Even though we’re honoring the college’s 125th anniversary this year, we’re marking a single point in the history that represents so much more than one event. We’re locating ourselves within a continuing evolution, within a continuing conversation which revolves around the interplay between youth and experience, between growth and tradition, between theory and performance. You are a part of that evolution. The evolution of the college, of the IC community, and of our society. The evolution of your self—your thoughts and knowledge and being.

Ithaca College, then and now, inspires collaborative learning and the freedom to innovate. Here, you can study something deeply and be moved to practice and perform what you’ve learned. And when you do, you activate change in the world.

At Ithaca College, you will produce research that pushes the boundaries of accepted knowledge. You will come up with new ideas that make lives better. You will make unexpected connections and learn things you never dreamed of. 

Our community and this campus offers not only a safe space for this kind of growth, but a brave space, one that honors and encourages the vulnerability it takes to share your thoughts and values with people who may not agree with you or understand you. We cannot have an open dialogue or embrace this level of interaction without acknowledging the incredible amount of bravery you must have to not only speak your truth but engage in the challenging conversation that follows when you do.

You are starting down an unknown road today, and what happens over the next four years will surprise you, as my four years as an undergraduate surprised me. My college journey started with a 26-hour Greyhound bus ride from the New York City Port Authority down south to Nashville, Tennessee, to Vanderbilt University. I was with four other kids who were selected for a scholarship program at Vanderbilt funded by the Posse Foundation. If I hadn’t received that scholarship, I couldn’t have gone to school without creating serious financial hardship for my family.
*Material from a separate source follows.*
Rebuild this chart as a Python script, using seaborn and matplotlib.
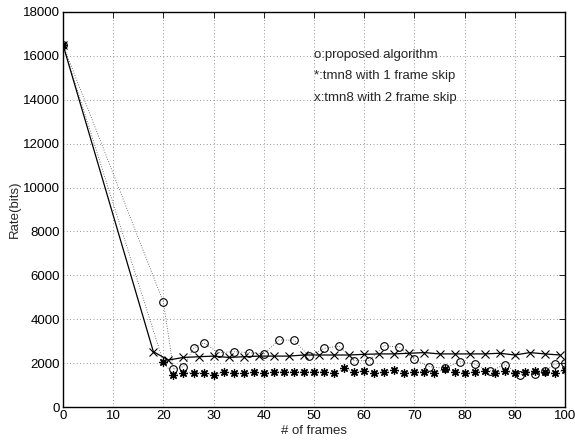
import matplotlib
matplotlib.use("Agg")
import matplotlib.pyplot as plt
import seaborn as sns
import pandas as pd

# proposed algorithm (o)
prop_x = [0, 20, 22, 24, 26, 28, 31, 34, 37, 40, 43, 46, 49, 52, 55, 58, 61, 64, 67, 70,
          73, 76, 79, 82, 85, 88, 91, 94, 96, 98, 100]
prop_y = [16500, 4770, 1720, 1840, 2670, 2930, 2480, 2520, 2480, 2420, 3050, 3050, 2320,
          2670, 2780, 2110, 2110, 2800, 2720, 2170, 1840, 1760, 2070, 1960, 1630, 1930,
          1480, 1500, 1630, 1960, 2000]

# tmn8 with 1 frame skip (*)
skip1_x = [0] + list(range(20, 101, 2))
skip1_y = [16500, 2040, 1460, 1560, 1560, 1560, 1460, 1610, 1560, 1530, 1580, 1530, 1610,
           1610, 1610, 1610, 1610, 1610, 1530, 1760, 1610, 1660, 1560, 1610, 1680, 1560,
           1610, 1610, 1560, 1720, 1610, 1560, 1610, 1640, 1560, 1640, 1530, 1580, 1660,
           1610, 1560, 1680]

# tmn8 with 2 frame skip (x)
skip2_x = [0] + list(range(18, 100, 3))
skip2_y = [16500, 2520, 2140, 2260, 2290, 2320, 2260, 2290, 2320, 2320, 2320, 2370, 2370,
           2370, 2370, 2400, 2420, 2420, 2450, 2480, 2420, 2420, 2420, 2420, 2450, 2370,
           2480, 2420, 2370]

labels = ["o:proposed algorithm", "*:tmn8 with 1 frame skip", "x:tmn8 with 2 frame skip"]
xticks = list(range(0, 101, 10))
yticks = list(range(0, 18001, 2000))

sns.set_style("white")
plt.rcParams['font.family'] = ['Liberation Sans', 'DejaVu Sans']

fig = plt.figure(figsize=(5.75, 4.44), dpi=100)
ax = fig.add_axes([0.1096, 0.0833, 0.8730, 0.8897])

d1 = pd.DataFrame({"x": prop_x, "y": prop_y})
d2 = pd.DataFrame({"x": skip1_x, "y": skip1_y})
d3 = pd.DataFrame({"x": skip2_x, "y": skip2_y})

sns.lineplot(data=d1, x="x", y="y", ax=ax, sort=False, estimator=None, color="0.3",
             linestyle=(0, (1, 2)), linewidth=0.6, marker="o", markersize=5.5,
             markerfacecolor="none", markeredgecolor="black", markeredgewidth=0.8)
sns.lineplot(data=d2, x="x", y="y", ax=ax, sort=False, estimator=None, color="0.3",
             linestyle=(0, (1, 2)), linewidth=0.6, marker=(8, 2, 0), markersize=6.0,
             markerfacecolor="black", markeredgecolor="black", markeredgewidth=0.9)
sns.lineplot(data=d3, x="x", y="y", ax=ax, sort=False, estimator=None, color="black",
             linestyle="-", linewidth=0.9, marker="x", markersize=6.0,
             markeredgecolor="black", markeredgewidth=0.8)

ax.set_xlim(0, 100)
ax.set_ylim(0, 18000)
ax.set_xticks(xticks)
ax.set_yticks(yticks)
ax.set_xticklabels([str(t) for t in xticks], fontsize=9.5)
ax.set_yticklabels([str(t) for t in yticks], fontsize=9.5)
ax.grid(True, color="0.45", linestyle=(0, (1, 3)), linewidth=0.6)
ax.tick_params(direction="in", length=4, width=0.6, top=True, right=True, pad=2,
               colors="black")
for s in ax.spines.values():
    s.set_visible(True)
    s.set_color("black")
    s.set_linewidth(1.0)

ax.set_xlabel("# of frames", fontsize=9.5, labelpad=2)
ax.set_ylabel("Rate(bits)", fontsize=9.5)
ax.yaxis.set_label_coords(-0.084, 0.5)

ty = [16050, 15080, 14100]
for t, yy in zip(labels, ty):
    ax.text(50, yy, t, fontsize=9.5, va="center", ha="left")

fig.savefig("out.png", dpi=100)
This is the crux of an undergraduate liberal arts experience; you learn about the world in its wonderful, messy entirety, and you take your place within it.

The five of us rode with our mothers to Vanderbilt—a place that I had never seen outside of brightly colored admissions materials that were mailed to my house. Before you ask, this was in 1989 … the Dark Ages before the internet, cell phones, and email.

I got on that bus to Nashville as a first-generation college student from Brooklyn, New York, the oldest of three children whose parents immigrated to this country from the Dominican Republic.

That ride was powerful, and it has stayed with me my whole life. I didn’t know what was on the other side. I didn’t know I’d fall in love with the field of psychology, or that I’d get homesick—Vanderbilt was so far away. I had so many questions, and I was both excited and scared.

The four other people who rode that bus with me became my closest friends—my family in this new environment. At Vanderbilt, I also connected with people that I would have never met had I stayed in Brooklyn; people I would’ve never tapped as friends.

My college experience changed my life completely and created a new trajectory for me as a scholar and as a person. It also proved to me the power of mentors and the power of a network, the importance of having people who arrive with you and remain there with you along the way. These are the people who will support you during the big moments in college, they will have your back. The people who will do that for you are in this room right now.

Today you start your college journey, like I did, in the company of strangers in a brand new town. Today is a fresh start. It is an open door that leads to your future, and I look forward joining you as you walk through.